Quote every line of the data below as it stands, omitting pictures.

#### [SOURCE MATERIAL]
---*---

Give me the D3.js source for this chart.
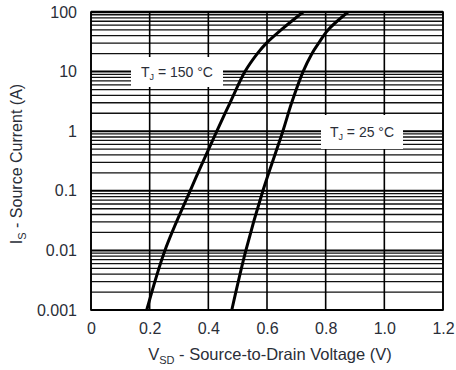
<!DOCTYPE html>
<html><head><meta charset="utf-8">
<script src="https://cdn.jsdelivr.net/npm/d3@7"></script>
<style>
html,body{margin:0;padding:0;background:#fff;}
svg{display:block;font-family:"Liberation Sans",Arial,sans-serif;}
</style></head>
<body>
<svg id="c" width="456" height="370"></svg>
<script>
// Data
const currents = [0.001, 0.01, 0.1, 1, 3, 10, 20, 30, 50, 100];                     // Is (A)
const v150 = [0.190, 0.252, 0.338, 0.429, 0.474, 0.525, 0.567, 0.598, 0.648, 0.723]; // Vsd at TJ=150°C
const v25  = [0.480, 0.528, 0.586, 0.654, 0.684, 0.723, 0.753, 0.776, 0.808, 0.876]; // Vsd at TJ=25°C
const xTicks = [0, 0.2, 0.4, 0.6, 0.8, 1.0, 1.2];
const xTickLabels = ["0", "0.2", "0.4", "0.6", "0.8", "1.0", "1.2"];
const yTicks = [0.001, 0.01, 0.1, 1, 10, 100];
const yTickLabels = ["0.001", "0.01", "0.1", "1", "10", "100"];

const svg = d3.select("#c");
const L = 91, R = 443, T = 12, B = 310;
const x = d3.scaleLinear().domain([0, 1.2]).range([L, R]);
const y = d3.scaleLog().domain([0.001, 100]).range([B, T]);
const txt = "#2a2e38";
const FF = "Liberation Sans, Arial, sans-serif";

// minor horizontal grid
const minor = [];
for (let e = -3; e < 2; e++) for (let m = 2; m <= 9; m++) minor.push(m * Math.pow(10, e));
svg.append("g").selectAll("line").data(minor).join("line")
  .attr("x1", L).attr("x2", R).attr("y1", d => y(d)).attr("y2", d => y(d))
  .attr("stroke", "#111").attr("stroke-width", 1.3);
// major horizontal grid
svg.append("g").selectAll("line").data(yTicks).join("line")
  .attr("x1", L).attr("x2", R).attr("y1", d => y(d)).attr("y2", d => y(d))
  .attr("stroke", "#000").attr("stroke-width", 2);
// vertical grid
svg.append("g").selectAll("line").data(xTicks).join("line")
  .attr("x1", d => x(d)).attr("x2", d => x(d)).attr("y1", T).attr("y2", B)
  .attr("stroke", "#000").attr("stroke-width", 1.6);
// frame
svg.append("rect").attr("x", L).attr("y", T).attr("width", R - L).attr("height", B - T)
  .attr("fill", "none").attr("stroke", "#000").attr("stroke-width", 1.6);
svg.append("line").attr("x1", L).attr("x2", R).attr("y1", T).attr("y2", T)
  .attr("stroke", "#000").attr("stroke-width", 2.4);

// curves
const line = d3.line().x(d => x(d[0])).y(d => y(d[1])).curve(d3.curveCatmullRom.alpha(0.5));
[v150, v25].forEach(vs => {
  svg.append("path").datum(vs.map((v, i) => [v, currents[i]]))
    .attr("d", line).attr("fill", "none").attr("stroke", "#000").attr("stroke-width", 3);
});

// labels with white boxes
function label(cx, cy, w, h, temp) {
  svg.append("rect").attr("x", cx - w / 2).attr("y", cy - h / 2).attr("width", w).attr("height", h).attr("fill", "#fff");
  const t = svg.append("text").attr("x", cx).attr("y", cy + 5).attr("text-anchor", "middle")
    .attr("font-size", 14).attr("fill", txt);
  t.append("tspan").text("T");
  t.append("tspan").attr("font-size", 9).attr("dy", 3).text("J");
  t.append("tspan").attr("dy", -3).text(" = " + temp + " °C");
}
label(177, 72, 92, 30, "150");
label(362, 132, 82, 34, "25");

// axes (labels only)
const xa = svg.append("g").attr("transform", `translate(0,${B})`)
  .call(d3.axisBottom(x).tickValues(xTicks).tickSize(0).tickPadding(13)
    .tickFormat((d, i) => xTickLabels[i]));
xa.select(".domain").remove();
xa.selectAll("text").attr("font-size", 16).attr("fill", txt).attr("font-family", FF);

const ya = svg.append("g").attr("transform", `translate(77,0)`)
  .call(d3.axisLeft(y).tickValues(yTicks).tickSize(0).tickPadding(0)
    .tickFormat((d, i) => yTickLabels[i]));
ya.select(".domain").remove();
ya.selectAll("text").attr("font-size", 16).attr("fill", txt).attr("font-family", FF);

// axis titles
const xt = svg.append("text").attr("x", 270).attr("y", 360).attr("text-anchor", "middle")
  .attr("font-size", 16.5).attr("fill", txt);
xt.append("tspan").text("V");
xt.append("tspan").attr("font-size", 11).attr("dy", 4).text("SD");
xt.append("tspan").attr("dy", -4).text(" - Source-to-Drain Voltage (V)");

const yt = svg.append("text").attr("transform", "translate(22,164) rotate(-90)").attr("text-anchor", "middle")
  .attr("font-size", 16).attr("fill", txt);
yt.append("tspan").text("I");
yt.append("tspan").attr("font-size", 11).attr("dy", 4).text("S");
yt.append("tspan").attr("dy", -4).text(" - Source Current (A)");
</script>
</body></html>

---*---

#### [WRITTEN RESPONSE]
Give me the D3.js source for this chart.
<!DOCTYPE html>
<html><head><meta charset="utf-8">
<script src="https://cdn.jsdelivr.net/npm/d3@7"></script>
<style>
html,body{margin:0;padding:0;background:#fff;}
svg{display:block;font-family:"Liberation Sans",Arial,sans-serif;}
</style></head>
<body>
<svg id="c" width="456" height="370"></svg>
<script>
// Data
const currents = [0.001, 0.01, 0.1, 1, 3, 10, 20, 30, 50, 100];                     // Is (A)
const v150 = [0.190, 0.252, 0.338, 0.429, 0.474, 0.525, 0.567, 0.598, 0.648, 0.723]; // Vsd at TJ=150°C
const v25  = [0.480, 0.528, 0.586, 0.654, 0.684, 0.723, 0.753, 0.776, 0.808, 0.876]; // Vsd at TJ=25°C
const xTicks = [0, 0.2, 0.4, 0.6, 0.8, 1.0, 1.2];
const xTickLabels = ["0", "0.2", "0.4", "0.6", "0.8", "1.0", "1.2"];
const yTicks = [0.001, 0.01, 0.1, 1, 10, 100];
const yTickLabels = ["0.001", "0.01", "0.1", "1", "10", "100"];

const svg = d3.select("#c");
const L = 91, R = 443, T = 12, B = 310;
const x = d3.scaleLinear().domain([0, 1.2]).range([L, R]);
const y = d3.scaleLog().domain([0.001, 100]).range([B, T]);
const txt = "#2a2e38";
const FF = "Liberation Sans, Arial, sans-serif";

// minor horizontal grid
const minor = [];
for (let e = -3; e < 2; e++) for (let m = 2; m <= 9; m++) minor.push(m * Math.pow(10, e));
svg.append("g").selectAll("line").data(minor).join("line")
  .attr("x1", L).attr("x2", R).attr("y1", d => y(d)).attr("y2", d => y(d))
  .attr("stroke", "#111").attr("stroke-width", 1.3);
// major horizontal grid
svg.append("g").selectAll("line").data(yTicks).join("line")
  .attr("x1", L).attr("x2", R).attr("y1", d => y(d)).attr("y2", d => y(d))
  .attr("stroke", "#000").attr("stroke-width", 2);
// vertical grid
svg.append("g").selectAll("line").data(xTicks).join("line")
  .attr("x1", d => x(d)).attr("x2", d => x(d)).attr("y1", T).attr("y2", B)
  .attr("stroke", "#000").attr("stroke-width", 1.6);
// frame
svg.append("rect").attr("x", L).attr("y", T).attr("width", R - L).attr("height", B - T)
  .attr("fill", "none").attr("stroke", "#000").attr("stroke-width", 1.6);
svg.append("line").attr("x1", L).attr("x2", R).attr("y1", T).attr("y2", T)
  .attr("stroke", "#000").attr("stroke-width", 2.4);

// curves
const line = d3.line().x(d => x(d[0])).y(d => y(d[1])).curve(d3.curveCatmullRom.alpha(0.5));
[v150, v25].forEach(vs => {
  svg.append("path").datum(vs.map((v, i) => [v, currents[i]]))
    .attr("d", line).attr("fill", "none").attr("stroke", "#000").attr("stroke-width", 3);
});

// labels with white boxes
function label(cx, cy, w, h, temp) {
  svg.append("rect").attr("x", cx - w / 2).attr("y", cy - h / 2).attr("width", w).attr("height", h).attr("fill", "#fff");
  const t = svg.append("text").attr("x", cx).attr("y", cy + 5).attr("text-anchor", "middle")
    .attr("font-size", 14).attr("fill", txt);
  t.append("tspan").text("T");
  t.append("tspan").attr("font-size", 9).attr("dy", 3).text("J");
  t.append("tspan").attr("dy", -3).text(" = " + temp + " °C");
}
label(177, 72, 92, 30, "150");
label(362, 132, 82, 34, "25");

// axes (labels only)
const xa = svg.append("g").attr("transform", `translate(0,${B})`)
  .call(d3.axisBottom(x).tickValues(xTicks).tickSize(0).tickPadding(13)
    .tickFormat((d, i) => xTickLabels[i]));
xa.select(".domain").remove();
xa.selectAll("text").attr("font-size", 16).attr("fill", txt).attr("font-family", FF);

const ya = svg.append("g").attr("transform", `translate(77,0)`)
  .call(d3.axisLeft(y).tickValues(yTicks).tickSize(0).tickPadding(0)
    .tickFormat((d, i) => yTickLabels[i]));
ya.select(".domain").remove();
ya.selectAll("text").attr("font-size", 16).attr("fill", txt).attr("font-family", FF);

// axis titles
const xt = svg.append("text").attr("x", 270).attr("y", 360).attr("text-anchor", "middle")
  .attr("font-size", 16.5).attr("fill", txt);
xt.append("tspan").text("V");
xt.append("tspan").attr("font-size", 11).attr("dy", 4).text("SD");
xt.append("tspan").attr("dy", -4).text(" - Source-to-Drain Voltage (V)");

const yt = svg.append("text").attr("transform", "translate(22,164) rotate(-90)").attr("text-anchor", "middle")
  .attr("font-size", 16).attr("fill", txt);
yt.append("tspan").text("I");
yt.append("tspan").attr("font-size", 11).attr("dy", 4).text("S");
yt.append("tspan").attr("dy", -4).text(" - Source Current (A)");
</script>
</body></html>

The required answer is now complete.